Enfin, le petit groupe parvient à entrer dans l’église et s’installe pour la messe. La chorale Fratelli – composée de bénévoles et d’accueillis – accompagne la liturgie. « Nous sommes tous des pauvres, rappelle le cardinal Bustillo dans son homélie, nous devons être solidaires et fraternels. » Dans une petite chapelle consacrée à Marie et qui donne directement sur le chœur, un groupe de la Société de Saint-Vincent-de-Paul Paris écoute avec attention. « L’Église n’est pas un club avec une première et une deuxième division ! Nous sommes une famille, insiste le cardinal Bustillo, unis pour nous soutenir et nous aimer. Là où nous vivons, on transmet un peu de lumière alors le monde va mieux, il est plus juste et plus heureux. » Blottis les uns contre les autres, sans doute un peu émus par la solennité des lieux, certains échangent des gestes de gratitude et de réconfort, sous le regard de la Vierge de Guadalupe.

La messe s’achève, il faut repasser par la petite porte pour sortir dans la rue. Les consignes sont données pour le déjeuner. Mais déjà, Maxence et Vanessa, de Paris, ont le souci de l’étape suivante : la basilique Saint-Paul-hors-les-Murs. La fatigue et une grève des transports publics complique le trajet. Pour Maryline, qui souffre des genoux, marcher devient douloureux. Pourtant, cette bénévole alsacienne a décidé de faire cet effort, une « offrande » pour ce pèlerinage qu’elle vit intensément avec toute son équipe. « On envoie des photos à ceux qui sont restés en Alsace, confirme Geoffroy. En retour, ce matin, l’équipe hebdomadaire de la distribution alimentaire a partagé des vidéos pour montrer leur travail ! On vit vraiment ça ensemble. »
17h, Saint-Paul-hors-les-Murs
« Je viens pour la grâce », confie Jean-Paul, bénévole à Mulhouse. Le soir tombe sur la basilique Saint-Paul et la file de pèlerins s’allonge pour franchir les portes.
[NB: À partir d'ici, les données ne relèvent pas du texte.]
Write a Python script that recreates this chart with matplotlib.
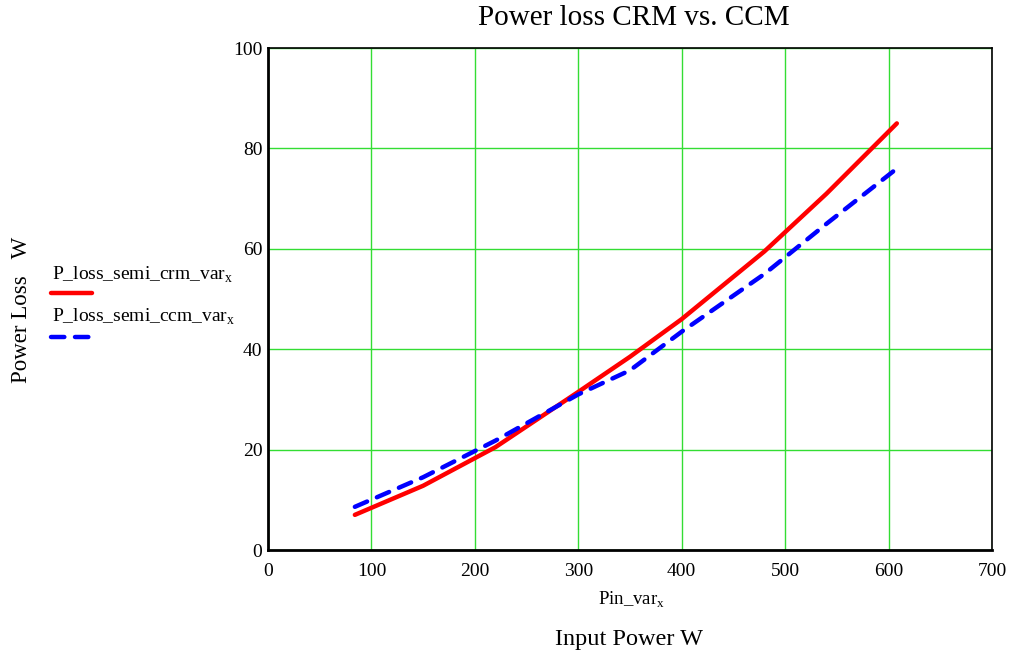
import matplotlib.pyplot as plt
from matplotlib.lines import Line2D

plt.rcParams['font.family'] = ['Liberation Serif', 'DejaVu Serif']
plt.rcParams['mathtext.fontset'] = 'custom'
plt.rcParams['mathtext.rm'] = 'Liberation Serif'

# data
pin_var = [84, 150, 220, 300, 350, 400, 480, 540, 608]
loss_crm = [7.0, 12.8, 20.5, 31.5, 38.5, 46.0, 59.5, 71.0, 85.0]
loss_ccm = [8.6, 14.5, 21.8, 31.0, 35.8, 43.5, 55.0, 65.0, 76.0]
x_ticks = [0, 100, 200, 300, 400, 500, 600, 700]
y_ticks = [0, 20, 40, 60, 80, 100]

fig = plt.figure(figsize=(10.17, 6.59), dpi=100)
ax = fig.add_axes([0.2635, 0.1654, 0.7119, 0.7616])

# grid
ax.grid(True, color="#33dd33", linewidth=1.0, zorder=1)
ax.set_axisbelow(True)

# curves
ax.plot(pin_var, loss_crm, color="#ff0000", linewidth=3.2, solid_capstyle="round", zorder=3)
ax.plot(pin_var, loss_ccm, color="#0000ff", linewidth=3.2, dashes=(3.0, 2.4),
        dash_capstyle="round", zorder=3)

ax.set_xlim(0, 700)
ax.set_ylim(0, 100)
ax.set_xticks(x_ticks)
ax.set_yticks(y_ticks)
ax.tick_params(axis="both", labelsize=14, length=0)
ax.tick_params(axis="x", pad=9)
ax.tick_params(axis="y", pad=4)

# frame
for side in ["left", "bottom"]:
    ax.spines[side].set_linewidth(2.0)
for side in ["top", "right"]:
    ax.spines[side].set_linewidth(1.2)

# texts
fig.text(0.623, 0.972, "Power loss CRM vs. CCM", ha="center", va="center", fontsize=21)
fig.text(0.621, 0.090, "Pin_var$_{\\mathrm{x}}$", ha="center", va="center", fontsize=13.5)
fig.text(0.618, 0.030, "Input Power W", ha="center", va="center", fontsize=17.5)
fig.text(0.021, 0.53, "Power Loss   W", ha="center", va="center", fontsize=16.5, rotation=90)

# legend at left
fig.text(0.051, 0.583, "P_loss_semi_crm_var$_{\\mathrm{x}}$", ha="left", va="center", fontsize=14)
fig.add_artist(Line2D([0.050, 0.090], [0.555, 0.555], color="#ff0000", linewidth=3.2,
                      solid_capstyle="round", transform=fig.transFigure))
fig.text(0.051, 0.519, "P_loss_semi_ccm_var$_{\\mathrm{x}}$", ha="left", va="center", fontsize=14)
fig.add_artist(Line2D([0.050, 0.090], [0.488, 0.488], color="#0000ff", linewidth=3.2,
                      dashes=(3.0, 2.4), dash_capstyle="round", transform=fig.transFigure))

fig.savefig("out.png", dpi=100)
Au programme : gospel, recueillement et écoute de la parole. Sur les côtés de la nef, une dizaine de prêtres donnent le sacrement de réconciliation tandis que des bénévoles proposent des points d’écoute. Chacun est invité à déposer son fardeau et préparer son cœur pour passer une Porte sainte.

Au premier rang, Magdalena regarde le chœur avec attention. « J’ai été accueillie il y a dix ans par la Société de Saint-Vincent-de-Paul de Paris, raconte-t-elle. C’était mon rêve de venir ici à Rome. Je viens d’Argentine, comme le pape François. Je connais son amour incroyable pour les plus vulnérables. » Comme elle, ils sont plusieurs à déposer des intentions de prière au pied de l’autel. Au fond de l’église, l’équipe de la Martinique participe avec ferveur à la veillée. Ce jubilé romain est aussi une première pour la quinzaine de femmes qui a pu rencontrer d’autres associations investies auprès des plus fragiles comme Lazare ou Aux Captifs la Libération. « C’est vivifiant de voir ce que les autres réalisent dans l’accompagnement avec les plus fragiles, cela donne des idées. » confie Régine qui pilote le groupe.

19h, la veillée prend fin. Les participants se rassemblent par diocèse pour regagner leurs hébergements, encore tout empreint de la ferveur du moment.
Ils ont marché, levé les yeux pour découvrir la Ville éternelle, ils ont prié, chanté, dansé parfois, et rien n’entament leur bonne humeur. La nuit romaine permet encore des photos souvenirs devant la statue de saint Paul dans le jardin. Après quelques heures de repos, ils repartiront gonflés de joie, prêts à jubiler pour la deuxième journée.